Radiant Thinking: A Conversation between Pam Houston and Camille T. Dungy

On land stewardship, the quest for progress over perfection, resiliency, and rhubarb

In which Pam and Camille discuss Camille’s new book Soil: The Story of a Black Mother’s Garden.


Pam Houston: This book is structured a little like a garden in which the seeds have been broadcast in wide spirals. There is an insistence on the relationship between all of the subjects within it: motherhood, climate collapse, social justice, botanical history, but also a commitment (at least as I see it) to a kind of disorder, a refusal to manage (or manhandle) the topics in relation to each other, but to let them flower naturally, in each other’s proximity, and inform each other associatively rather than according to logic or outline—a little like a swath of prairie, all the plants and animals coexisting in an organic design. Can you talk a little about how the book found its form? 

Camille Dungy: Thank you, Pam! It is so gratifying to hear you articulate my ambition for the book in such a clear manner. It is true. As I composed Soil, I found myself resistant to limitations of linear story structure. Early in the process of revising the manuscript, I had several conversations with a podcast producer named Adwoa Gyimah-Brempong, who worked with me on Immaterial, a podcast from The Met and Magnificent Noise that I host. Adwoa and I discussed how best to incorporate non-Western modes of storytelling into some episodes we built together. These non-Western stories take their strength from circularity and what might be considered tangential thinking, though I prefer to think of this kind of thinking as radiant. Such cyclical and radiant thought patterns feel organic to me. Much of my experience of the garden, and of life, manifests in a revolutionary fashion. At major points along key cycles are arcs that sometimes loop back to the main course and sometimes radiate outward without ever fully returning to what one might call the beginning. Once I open myself to this mode of experiencing life, I understand intuitively how to return to the main cycle after following one of these side routes. And I experience the pleasure of a collective experience rather than solely concentrating on a narrowly focused path. It felt crucial that I honor this mode of storytelling, which is a mode of storytelling (and of living) that resists many of the prescribed hierarchies of value that Soil also resists.

PH: What was the most surprising turn Soil took in its making? 

CD: I was continuously surprised in making this book. I hope as a reader you also make discoveries along the way. Or at least that you come to a clearer and deeper understanding of ideas you might have already perceived but not yet had clear words to define. I think I learned better how to trust interconnection while composing this book. Sometimes I’d begin to write toward an idea that might have initially seemed unrelated, but this book taught me to see how so many things in our world are deeply connected through the past and present, and into the future.

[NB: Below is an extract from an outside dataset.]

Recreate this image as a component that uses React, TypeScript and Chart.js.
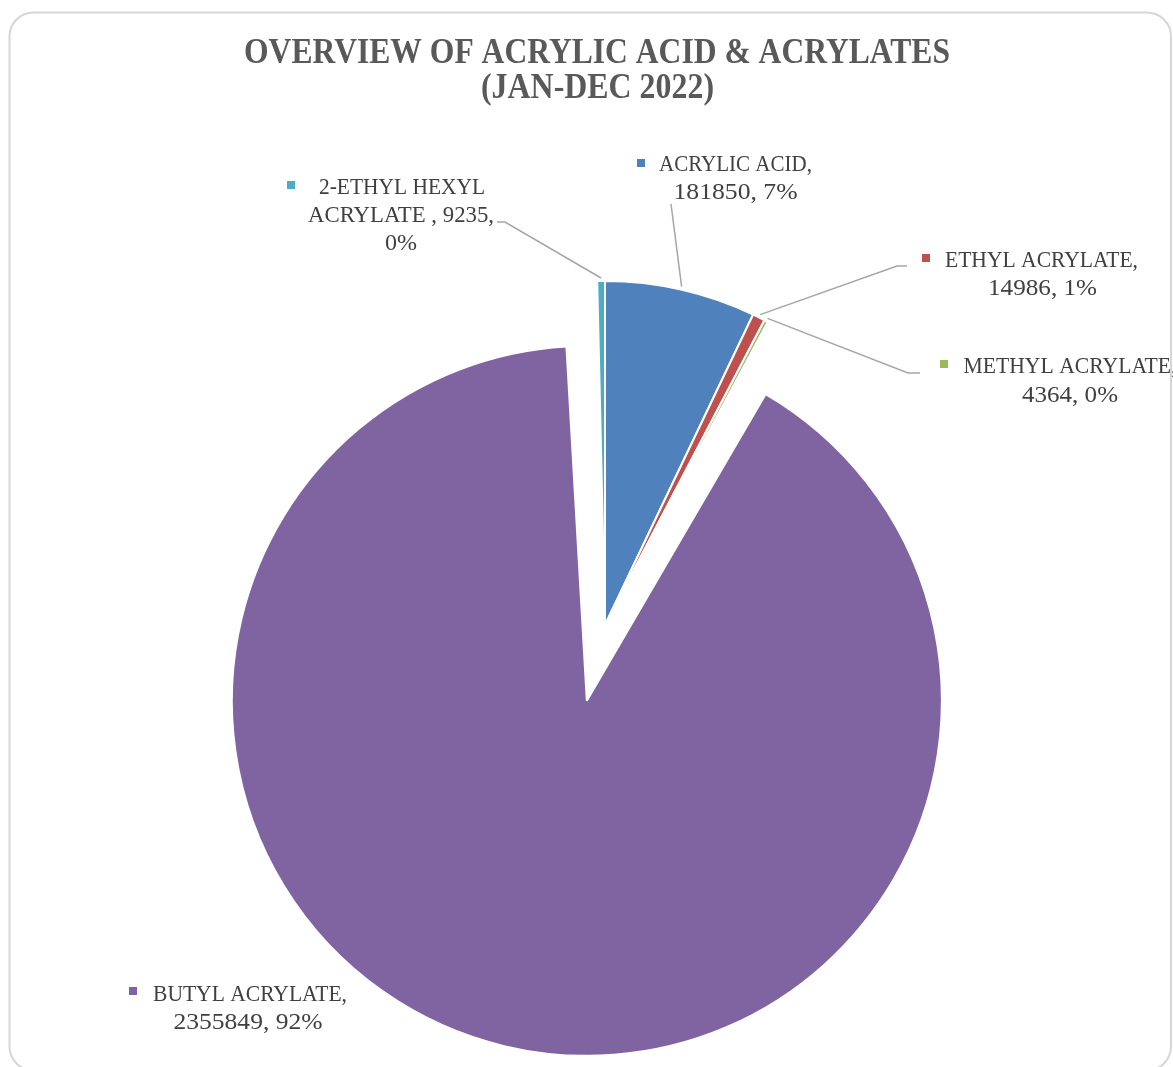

PH: One of the book’s refrain lines is about how Black people cannot afford to spend every waking hour rehashing the multiple microaggressions directed at them every day, or they would spend their lives mired in rage and desperation. Your garden, and particular plants within it, offer your family alternative models for responding to the world, to dwell in a beauty (and diversity) of your own making, surrounded by metaphors for resistance, reclamation, and joy. What is your favorite plant as metaphor that currently dwells in your garden?

I prefer to think of the rhubarb as a concrete example of how to lead a consistent, robust, self-sufficient life.

CD: The rhubarb in the backyard is beginning the first stage of unfurling right now. That plant consistently amazes me. I love how it seems to completely disappear every year. Then it comes back in early spring, rising bigger and bigger, and growing more and more green with the warming sun and lengthening days. Most parts of the rhubarb plant are of no use to humans. Some summers, I harvest the edible stalks. Some years I don’t even bother. I never water that patch. I usually forget to augment the plot with compost. But it doesn’t seem to matter whether I tend to the rhubarb. Every year in April and May, that rhubarb will wake from a long winter’s rest and start to grow bigger and stronger, providing shelter for local bunnies, and producing plenty of stalks I can convert into sweet treats if I put in the effort. I honestly don’t think I want to call this a metaphor. I prefer to think of the rhubarb as a concrete example of how to lead a consistent, robust, self-sufficient life.

PH: Your garden is a place of wonder, and it is also a place of hard work. I am thinking, say, in comparison to our friend Ross Gay’s garden, which seems more like a place of play. In Ross’s garden, the plants seem to grow themselves and people are dancing and laughing and feeding each other figs. Do you want to say anything about the relationship between hard work and wonder in your garden and in your life?

Read more about Ross Gay’s garden here.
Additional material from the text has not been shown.